Direction: Skipping all pictures, set down the lines of the listing from the first through the one with "const seriesValues = [sss, sc, scc, ess, ec, ecc];".

Source data:
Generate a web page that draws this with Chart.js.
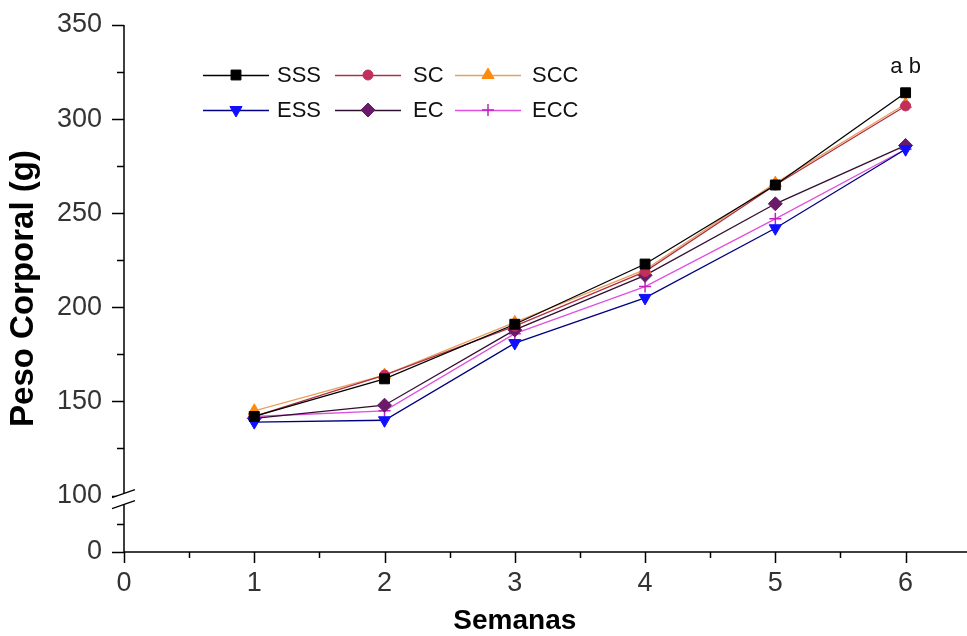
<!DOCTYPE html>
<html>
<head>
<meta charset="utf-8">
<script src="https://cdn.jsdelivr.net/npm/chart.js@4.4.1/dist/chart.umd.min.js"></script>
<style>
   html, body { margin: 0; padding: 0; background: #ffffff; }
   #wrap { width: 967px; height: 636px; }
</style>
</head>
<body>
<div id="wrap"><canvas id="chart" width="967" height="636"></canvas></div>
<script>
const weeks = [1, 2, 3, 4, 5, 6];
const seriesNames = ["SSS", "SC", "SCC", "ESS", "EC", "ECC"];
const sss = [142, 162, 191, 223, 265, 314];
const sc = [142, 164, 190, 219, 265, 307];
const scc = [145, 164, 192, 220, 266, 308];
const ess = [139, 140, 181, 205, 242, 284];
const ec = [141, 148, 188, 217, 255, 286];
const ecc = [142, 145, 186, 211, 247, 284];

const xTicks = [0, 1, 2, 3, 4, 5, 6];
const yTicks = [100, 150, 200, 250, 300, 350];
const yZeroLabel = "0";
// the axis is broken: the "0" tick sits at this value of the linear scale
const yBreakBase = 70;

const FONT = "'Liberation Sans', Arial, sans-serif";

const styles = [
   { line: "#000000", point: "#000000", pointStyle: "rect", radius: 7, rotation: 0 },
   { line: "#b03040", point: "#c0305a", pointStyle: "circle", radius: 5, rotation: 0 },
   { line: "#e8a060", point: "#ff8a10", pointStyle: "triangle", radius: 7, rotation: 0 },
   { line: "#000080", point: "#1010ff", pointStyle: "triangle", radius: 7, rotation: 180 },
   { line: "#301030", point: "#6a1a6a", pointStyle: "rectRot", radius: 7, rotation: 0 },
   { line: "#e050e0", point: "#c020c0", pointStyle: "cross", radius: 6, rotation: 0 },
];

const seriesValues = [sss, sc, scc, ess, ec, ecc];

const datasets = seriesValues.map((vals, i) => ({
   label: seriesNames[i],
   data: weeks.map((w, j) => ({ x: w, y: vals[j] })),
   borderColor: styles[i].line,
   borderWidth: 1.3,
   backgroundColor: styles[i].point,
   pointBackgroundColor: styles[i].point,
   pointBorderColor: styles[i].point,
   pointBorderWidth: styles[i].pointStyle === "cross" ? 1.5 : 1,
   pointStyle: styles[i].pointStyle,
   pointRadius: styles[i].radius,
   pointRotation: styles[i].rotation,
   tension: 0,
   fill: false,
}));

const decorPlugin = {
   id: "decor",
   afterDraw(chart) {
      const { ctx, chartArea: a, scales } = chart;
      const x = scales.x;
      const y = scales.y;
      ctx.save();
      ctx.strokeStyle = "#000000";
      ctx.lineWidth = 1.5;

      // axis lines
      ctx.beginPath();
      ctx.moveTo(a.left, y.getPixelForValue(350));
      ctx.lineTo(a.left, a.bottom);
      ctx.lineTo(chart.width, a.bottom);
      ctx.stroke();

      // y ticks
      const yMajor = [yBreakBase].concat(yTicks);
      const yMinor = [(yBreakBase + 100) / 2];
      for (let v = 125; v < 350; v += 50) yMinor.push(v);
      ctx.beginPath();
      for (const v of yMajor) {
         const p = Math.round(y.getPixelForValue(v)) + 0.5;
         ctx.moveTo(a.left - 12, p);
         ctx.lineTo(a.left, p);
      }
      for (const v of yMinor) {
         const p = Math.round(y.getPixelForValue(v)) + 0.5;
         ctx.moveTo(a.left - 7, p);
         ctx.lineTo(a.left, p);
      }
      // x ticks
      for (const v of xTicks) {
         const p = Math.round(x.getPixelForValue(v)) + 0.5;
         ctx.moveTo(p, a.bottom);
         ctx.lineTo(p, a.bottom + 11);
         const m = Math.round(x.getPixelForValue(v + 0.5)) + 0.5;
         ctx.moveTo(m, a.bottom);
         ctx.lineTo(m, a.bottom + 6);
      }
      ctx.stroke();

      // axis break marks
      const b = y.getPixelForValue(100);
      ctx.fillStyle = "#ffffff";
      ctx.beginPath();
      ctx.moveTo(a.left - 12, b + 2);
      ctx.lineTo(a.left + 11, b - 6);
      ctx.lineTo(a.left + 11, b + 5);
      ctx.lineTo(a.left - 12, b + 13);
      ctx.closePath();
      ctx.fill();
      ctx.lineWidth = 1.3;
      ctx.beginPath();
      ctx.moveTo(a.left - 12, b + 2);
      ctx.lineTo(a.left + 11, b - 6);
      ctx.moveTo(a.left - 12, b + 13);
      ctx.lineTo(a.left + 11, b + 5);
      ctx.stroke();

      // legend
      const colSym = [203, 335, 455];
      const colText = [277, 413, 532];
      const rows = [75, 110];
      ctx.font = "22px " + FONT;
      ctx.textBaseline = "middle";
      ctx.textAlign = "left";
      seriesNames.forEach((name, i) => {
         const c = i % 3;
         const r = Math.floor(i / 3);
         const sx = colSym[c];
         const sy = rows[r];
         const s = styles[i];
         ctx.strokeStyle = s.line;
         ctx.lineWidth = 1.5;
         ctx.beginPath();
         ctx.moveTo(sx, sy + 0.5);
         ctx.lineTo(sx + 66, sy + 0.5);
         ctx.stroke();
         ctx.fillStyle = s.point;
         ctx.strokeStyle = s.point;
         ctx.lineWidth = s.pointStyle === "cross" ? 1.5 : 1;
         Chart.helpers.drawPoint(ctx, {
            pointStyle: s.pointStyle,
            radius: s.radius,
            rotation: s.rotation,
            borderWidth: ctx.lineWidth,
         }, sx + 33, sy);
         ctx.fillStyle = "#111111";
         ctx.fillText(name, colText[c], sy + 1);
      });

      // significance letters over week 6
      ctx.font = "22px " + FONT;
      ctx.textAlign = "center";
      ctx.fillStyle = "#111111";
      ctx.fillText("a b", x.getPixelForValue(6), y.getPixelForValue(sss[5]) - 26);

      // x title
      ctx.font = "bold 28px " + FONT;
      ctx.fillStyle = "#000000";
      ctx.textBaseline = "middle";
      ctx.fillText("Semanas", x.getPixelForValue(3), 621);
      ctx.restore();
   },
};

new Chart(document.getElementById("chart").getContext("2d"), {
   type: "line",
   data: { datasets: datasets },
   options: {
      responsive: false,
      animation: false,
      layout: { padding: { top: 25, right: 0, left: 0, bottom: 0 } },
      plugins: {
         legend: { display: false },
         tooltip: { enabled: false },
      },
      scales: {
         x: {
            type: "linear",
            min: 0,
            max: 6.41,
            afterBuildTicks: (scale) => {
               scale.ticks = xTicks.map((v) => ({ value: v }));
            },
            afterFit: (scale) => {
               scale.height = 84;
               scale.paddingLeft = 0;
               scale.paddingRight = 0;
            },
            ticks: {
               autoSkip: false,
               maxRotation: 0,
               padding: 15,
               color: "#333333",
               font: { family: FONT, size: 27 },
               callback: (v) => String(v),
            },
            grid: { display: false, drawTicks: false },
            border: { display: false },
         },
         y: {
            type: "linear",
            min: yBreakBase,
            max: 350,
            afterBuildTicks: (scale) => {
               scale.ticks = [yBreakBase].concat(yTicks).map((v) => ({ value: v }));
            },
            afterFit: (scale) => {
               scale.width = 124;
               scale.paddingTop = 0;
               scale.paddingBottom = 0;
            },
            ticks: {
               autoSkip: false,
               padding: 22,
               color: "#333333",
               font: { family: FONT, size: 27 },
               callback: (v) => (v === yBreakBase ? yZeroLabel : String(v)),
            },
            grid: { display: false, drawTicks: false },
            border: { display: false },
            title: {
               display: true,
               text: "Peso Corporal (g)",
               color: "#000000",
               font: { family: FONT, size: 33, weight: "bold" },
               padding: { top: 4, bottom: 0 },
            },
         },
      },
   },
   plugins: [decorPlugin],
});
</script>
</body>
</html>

Final result:
Generate a web page that draws this with Chart.js.
<!DOCTYPE html>
<html>
<head>
<meta charset="utf-8">
<script src="https://cdn.jsdelivr.net/npm/chart.js@4.4.1/dist/chart.umd.min.js"></script>
<style>
   html, body { margin: 0; padding: 0; background: #ffffff; }
   #wrap { width: 967px; height: 636px; }
</style>
</head>
<body>
<div id="wrap"><canvas id="chart" width="967" height="636"></canvas></div>
<script>
const weeks = [1, 2, 3, 4, 5, 6];
const seriesNames = ["SSS", "SC", "SCC", "ESS", "EC", "ECC"];
const sss = [142, 162, 191, 223, 265, 314];
const sc = [142, 164, 190, 219, 265, 307];
const scc = [145, 164, 192, 220, 266, 308];
const ess = [139, 140, 181, 205, 242, 284];
const ec = [141, 148, 188, 217, 255, 286];
const ecc = [142, 145, 186, 211, 247, 284];

const xTicks = [0, 1, 2, 3, 4, 5, 6];
const yTicks = [100, 150, 200, 250, 300, 350];
const yZeroLabel = "0";
// the axis is broken: the "0" tick sits at this value of the linear scale
const yBreakBase = 70;

const FONT = "'Liberation Sans', Arial, sans-serif";

const styles = [
   { line: "#000000", point: "#000000", pointStyle: "rect", radius: 7, rotation: 0 },
   { line: "#b03040", point: "#c0305a", pointStyle: "circle", radius: 5, rotation: 0 },
   { line: "#e8a060", point: "#ff8a10", pointStyle: "triangle", radius: 7, rotation: 0 },
   { line: "#000080", point: "#1010ff", pointStyle: "triangle", radius: 7, rotation: 180 },
   { line: "#301030", point: "#6a1a6a", pointStyle: "rectRot", radius: 7, rotation: 0 },
   { line: "#e050e0", point: "#c020c0", pointStyle: "cross", radius: 6, rotation: 0 },
];

const seriesValues = [sss, sc, scc, ess, ec, ecc];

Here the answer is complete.